Experts agree that to have an explosion of entrepreneurship that GDP growth requires we need to double the number of engaged employees. Raising the percentage of America’s engaged employees from 28% to 60% would double innovation and double entrepreneurship. It would create the conditions necessary to suddenly overwhelm competing nations because engagement creates new customers.

The increased attention of identifying Strengths, so that employee’s talents and strengths are well-matched to the role they will be asked to play, is evident in the increased number of personality profiles an applicant is asked to take during the hiring process. Once the decision to hire has been made, you must give them a job that fits there innate talents. But all these steps are for naught if an employee has a bad boss.

The real problem according to Gallup, is that nearly one in five U.S. managers are dangerously lousy, and this is a conservative estimate. Experts agree that in order to beat the Chinese workplace of the future we need to fire all lousy managers today. Replace them with good managers. If they are lousy at developing people and leading teams, fire them. Nothing fixes bad managers, not coaching, competency training, incentives, or warnings, nothing works. They will never get better.

Surviving the upcoming global war for jobs requires a new demand of managers. They must be masters at understanding the role human nature plays in all outcomes and at maximizing human potential. Only through an inspired relationship between managers and employees can the number of actively engaged employees be raised. The real potential for growth lies in the workers state of mind.

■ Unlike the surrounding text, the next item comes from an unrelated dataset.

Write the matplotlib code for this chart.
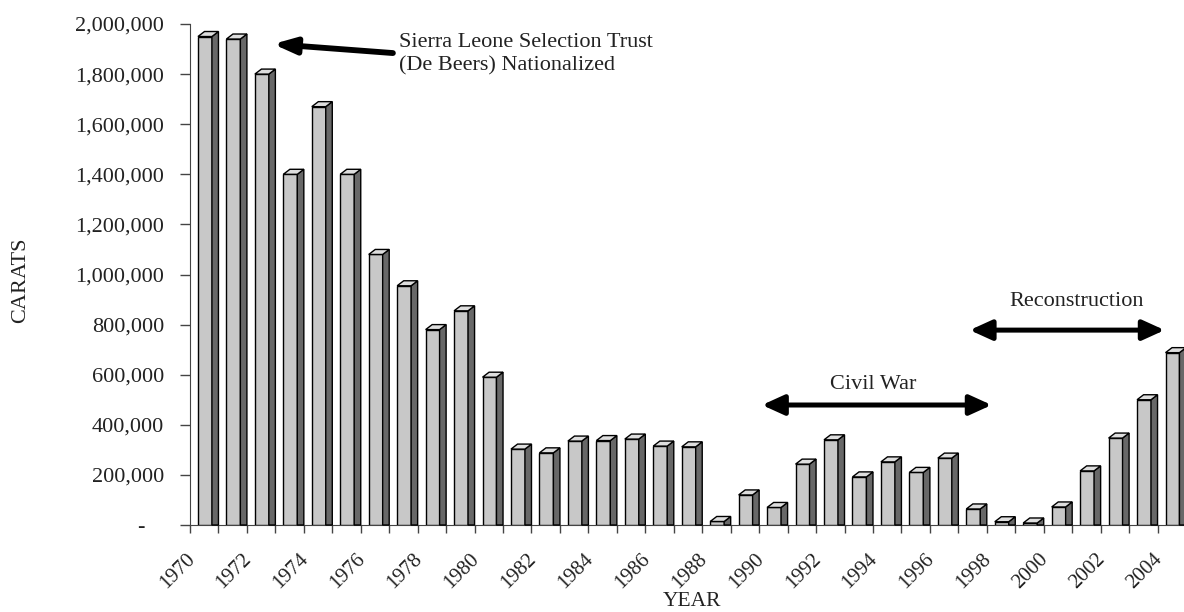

It’s long been known that behavioral aspects far outweigh compensation, in how engaged an employee is with there company. To find out where your company stands, pass out this simple questionnaire, developed by Gallup. On a scale of 1-5, 5 being strongly agrees and 1 being strongly disagrees. A score of 60-48 is good, 48-36 is average, 36-24 is weak and 24-12 is poor.

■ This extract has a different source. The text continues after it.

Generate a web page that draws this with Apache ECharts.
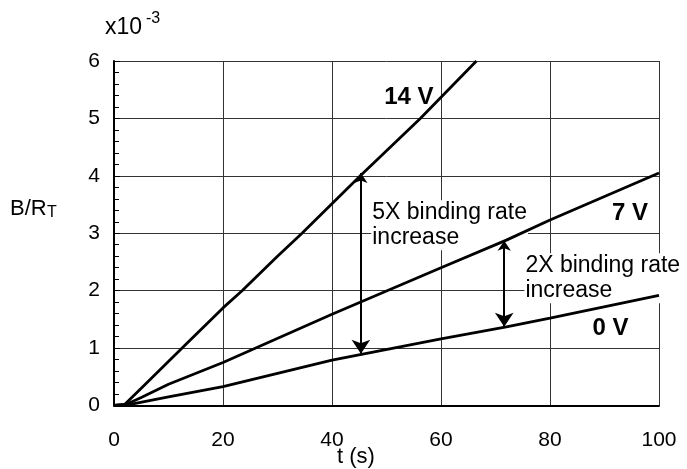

  1. I know what is expected of me at work.
  2. I have the materials and equipment I need to do my job right.
  3. At work, I have the opportunity to do what I do best every day.
  4. In the last seven days, I have received recognition or praise for doing good work.
  5. My supervisor, or someone at work, seems to care about me as a person.
  6. There is someone at work who encourages my development.
  7. At work, m opinions seem to count.
  8. The mission or purpose of my organization makes me feel my job is important.
  9. My associates or fellow employees are committed to doing quality work.
  10. I have a best friend at work.
  11. In the last six months, someone has talked to me about my progress
  12. This last year, I have had opportunities at work to learn and grow

The United States must differentiate itself by doubling its number of engaged employees. Disengagement and low energy workplaces ultimately kill jobs. Only 28% of the American workforce is ready to compete and win each day. Doubling that number would change U.S. vs. China outcomes. Doubling it creates more customers, more jobs, and generally doubles the economic energy of the United States. Running a lousy workplace is not only bad business, it is also un-American.